Frank Ocean’s Endless contains lots of gorgeous music, though it is difficult to take it all in on first listen. The music is mostly low-key, soulful r&b, but mutated with a lot of electronica and various fuzz effects. (While Ocean’s music sounds very different from that of Dawn Richards, they can both be described as exploring the borders between r&b and electronica). (It is notable to me that one of the tracks was produced by Arca). The songs play one after another, as on a mixtape, with no indication of where one song ends and the next begins. There is also no indication, until the final credits, of the names of the tracks, let alone of who worked on them). Besides songs in the strict sense, there are also fragmentary snippets with electronic sounds that play for a short while but don’t congeal into finished songs. There is also a section with (according to this website) “the German artist Wolfgang Tillmans reciting product pitches for Apple and Samsung devices over a hard synthpop backing”.These involve the repeated line “blur the border between still and motion pictures.”

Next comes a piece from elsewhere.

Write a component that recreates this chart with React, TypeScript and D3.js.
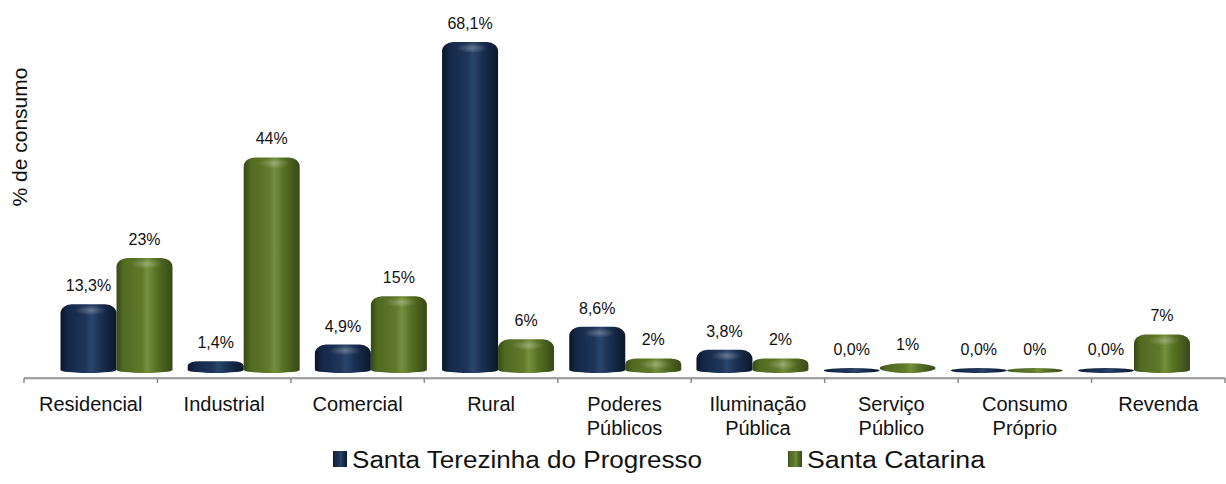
import React from "react";
import * as d3 from "d3";

// Consumo de energia por classe (%)
const categories: string[][] = [
  ["Residencial"],
  ["Industrial"],
  ["Comercial"],
  ["Rural"],
  ["Poderes", "Públicos"],
  ["Iluminação", "Pública"],
  ["Serviço", "Público"],
  ["Consumo", "Próprio"],
  ["Revenda"],
];
const seriesNames = ["Santa Terezinha do Progresso", "Santa Catarina"];
const terezinhaValues = [13.3, 1.4, 4.9, 68.1, 8.6, 3.8, 0.0, 0.0, 0.0];
const terezinhaLabels = ["13,3%", "1,4%", "4,9%", "68,1%", "8,6%", "3,8%", "0,0%", "0,0%", "0,0%"];
const catarinaValues = [23, 44, 15, 6, 2, 2, 1, 0, 7];
const catarinaLabels = ["23%", "44%", "15%", "6%", "2%", "2%", "1%", "0%", "7%"];
const yAxisTitle = "% de consumo";

const W = 1226;
const H = 484;
const FONT = "'Liberation Sans', Arial, sans-serif";

function barPath(x0: number, x1: number, top: number, bottom: number): string {
  const w = x1 - x0;
  const h = bottom - top;
  if (h < 10) {
    const cx = (x0 + x1) / 2;
    const cy = (top + bottom) / 2;
    const rx = w / 2;
    const ry = h / 2;
    return `M${x0},${cy} A${rx},${ry} 0 0 1 ${x1},${cy} A${rx},${ry} 0 0 1 ${x0},${cy} Z`;
  }
  const rxT = Math.min(11, w / 2);
  const ryT = Math.min(9, (h - 3) / 2);
  const ryB = 3;
  return [
    `M${x0},${bottom - ryB}`,
    `L${x0},${top + ryT}`,
    `A${rxT},${ryT} 0 0 1 ${x0 + rxT},${top}`,
    `L${x1 - rxT},${top}`,
    `A${rxT},${ryT} 0 0 1 ${x1},${top + ryT}`,
    `L${x1},${bottom - ryB}`,
    `A${w / 2},${ryB} 0 0 1 ${x0},${bottom - ryB}`,
    "Z",
  ].join(" ");
}

export default function App() {
  const keys = categories.map((c) => c.join(" "));

  // front axis plane
  const xAxis = d3.scaleBand<string>().domain(keys).range([24, 1225]);
  // bars sit on a slightly receding plane (3D perspective)
  const xGroup = d3.scalePoint<string>().domain(keys).range([116.5, 1134]);
  const xSeries = d3.scaleBand<number>().domain([0, 1]).range([-56, 56]);

  const y = d3.scaleLinear().domain([0, 70]).range([369, 369 - 70 * 4.786]);
  const floorY = 373;
  const axisY = 378;

  const series = [
    { values: terezinhaValues, labels: terezinhaLabels, grad: "gNavy" },
    { values: catarinaValues, labels: catarinaLabels, grad: "gGreen" },
  ];

  return (
    <svg
      width={W}
      height={H}
      style={{ position: "absolute", left: 0, top: 0, background: "#fff" }}
      fontFamily={FONT}
    >
      <defs>
        <linearGradient id="gNavy" x1="0" x2="1" y1="0" y2="0">
          <stop offset="0%" stopColor="#0a1526" />
          <stop offset="12%" stopColor="#142747" />
          <stop offset="45%" stopColor="#1f3659" />
          <stop offset="55%" stopColor="#2a456c" />
          <stop offset="72%" stopColor="#1a2f51" />
          <stop offset="100%" stopColor="#0b172a" />
        </linearGradient>
        <linearGradient id="gGreen" x1="0" x2="1" y1="0" y2="0">
          <stop offset="0%" stopColor="#37481a" />
          <stop offset="12%" stopColor="#506a20" />
          <stop offset="45%" stopColor="#60792b" />
          <stop offset="55%" stopColor="#72903e" />
          <stop offset="72%" stopColor="#566f23" />
          <stop offset="100%" stopColor="#384918" />
        </linearGradient>
        <radialGradient id="gShine" cx="0.5" cy="0.5" r="0.5">
          <stop offset="0%" stopColor="#ffffff" stopOpacity={0.28} />
          <stop offset="100%" stopColor="#ffffff" stopOpacity={0} />
        </radialGradient>
      </defs>

      {/* category axis */}
      <line x1={24} x2={1225} y1={axisY} y2={axisY} stroke="#a3a3a3" strokeWidth={2} />
      <line x1={24} x2={1225} y1={axisY + 1.5} y2={axisY + 1.5} stroke="#dcdcdc" strokeWidth={1} />
      {keys.map((k) => (
        <line
          key={"t" + k}
          x1={xAxis(k)!}
          x2={xAxis(k)!}
          y1={axisY}
          y2={axisY + 5}
          stroke="#8c8c8c"
          strokeWidth={1.5}
        />
      ))}
      <line x1={1225} x2={1225} y1={axisY} y2={axisY + 5} stroke="#8c8c8c" strokeWidth={1.5} />

      {/* bars */}
      {series.map((s, si) =>
        keys.map((k, i) => {
          const cx = xGroup(k)! + xSeries(si)! + xSeries.bandwidth() / 2;
          const x0 = cx - xSeries.bandwidth() / 2;
          const x1 = cx + xSeries.bandwidth() / 2;
          const top = y(s.values[i]) - 1;
          return (
            <g key={`b${si}-${i}`}>
              <path d={barPath(x0, x1, top, floorY)} fill={`url(#${s.grad})`} />
              {floorY - top > 14 && (
                <ellipse cx={cx + 2} cy={top + 6} rx={16} ry={5} fill="url(#gShine)" />
              )}
              <text
                x={cx}
                y={top - 13}
                textAnchor="middle"
                fontSize={16}
                fill="#111"
              >
                {s.labels[i]}
              </text>
            </g>
          );
        })
      )}

      {/* category labels */}
      {categories.map((lines, i) => {
        const k = keys[i];
        const cx = xAxis(k)! + xAxis.bandwidth() / 2;
        return (
          <text key={"c" + k} textAnchor="middle" fontSize={20} fill="#111">
            {lines.map((ln, j) => (
              <tspan key={j} x={cx} y={411 + j * 24}>
                {ln}
              </tspan>
            ))}
          </text>
        );
      })}

      {/* y axis title */}
      <text
        transform="translate(27,137) rotate(-90)"
        textAnchor="middle"
        fontSize={21}
        fill="#111"
      >
        {yAxisTitle}
      </text>

      {/* legend */}
      <rect x={333} y={451} width={14} height={16} fill="url(#gNavy)" />
      <text x={352} y={468} fontSize={23} fill="#111" textLength={350} lengthAdjust="spacingAndGlyphs">
        {seriesNames[0]}
      </text>
      <rect x={788} y={451} width={14} height={16} fill="url(#gGreen)" />
      <text x={807} y={468} fontSize={23} fill="#111" textLength={178} lengthAdjust="spacingAndGlyphs">
        {seriesNames[1]}
      </text>
    </svg>
  );
}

But, speaking of motion pictures, Endless is not just a mixtape; it is also a 45-minute long “visual album” (Ocean seems to be borrowing the phrase from Beyonce here), or an experimental music video. Maybe nobody else cares, but I can’t help approaching the work from this point of view. The music video, if I can call it that, is very strange. It is apparently directed by Francisco Soriano (according to this) even though Ocean is listed as director in the end credits. The video is slow-moving and minimalist, so it requires patience. It basically shows, as many articles have already noted, Frank Ocean building a spiral staircase in the middle of a large and mostly empty loft space. (Some of the footage was streamed and looped on Ocean’s website several weeks ago, but I missed it). The most peculiar thing about the video — which hasn’t yet gotten enough notice in the online discussions I’ve seen — is that we see multiple iterations of Frank Ocean at the same time. Usually there are two of him on screen, and sometimes three. One will be plaining wood, another cutting wood with a circular saw, and a third sitting in the corner doing something on his phone.
Ocean wears different clothes in different sequences of the video, but all his iterations in any single sequence are dressed the same. There is no dialogue, and no suggesting that the multiple Oceans are interacting in any way. The editing is pretty tight, in that it carefully observe continuity rules when it shows action; e.g. if one shot shows Ocean climbing a ladder to place a block of the stairway, the next shot will show him continuing the same action from a different angle. All in all, though, the number of set-ups and camera positions is quite limited. There are occasional brief closeups of pieces of machinery, but that is all the variety we get. Also, the video is entirely in black and white, often with high contrast. In the opening portion of the video, for instance, Ocean is wearing black clothes and his clothes and skin only show up as silhouettes against the intense lighting. Later sequences are equally well lit, but in such a way that we can observe Ocean’s features more fully.
The video is very procedural: it shows the steps of the stair’s construction in linear order and with lots of detail, and with some effort to make us feel the duration of the various parts of the process (including cleaning up afterwards). Nonetheless, the activity doesn’t seem to have a point. For one thing, the stair doesn’t seem to lead anywhere. it rises from the center of the loft space, and doesn’t quite reach the ceiling. (Ann Powers suggests it’s a “stairway to heaven). Also, the final 7 or 8 minutes of the video return us to the beginning: to a loft space in which the staircase hasn’t been built yet, and the three iterations of Ocean are doing preliminary tasks. The video ends with no conclusion of culmination. (Hence the title “endless”? as in Sisyphus?)
All in all, I found Endless to be beautiful and movingly perplexing. And I experienced it quite differently than I would have it if were audio only. And obviously, there is only so much that I can say after a single view/listen. The lyrics have all been parsed and commented about on genius.com; and there is a lot of information about the songs in the credits. It will certainly take a good while to assimilate it all; and there is also the suggestion that this is not the new album from Frank Ocean that we have been waiting for for the past four years — that will be something entirely different (and according to various websites, should be released in the next several days).
Clearly Frank Ocean is deliberately making himself mysterious and hard to grasp — this is the way that he is presenting his persona, in other words. The music and the visuals are both intriguingly oblique. However, we shouldn’t try to discover the “real” Frank Ocean that would be teasingly hinted at yet withdrawn from our view. Rather, we should realize that this obliqueness is itself the inner reality that he is expressing.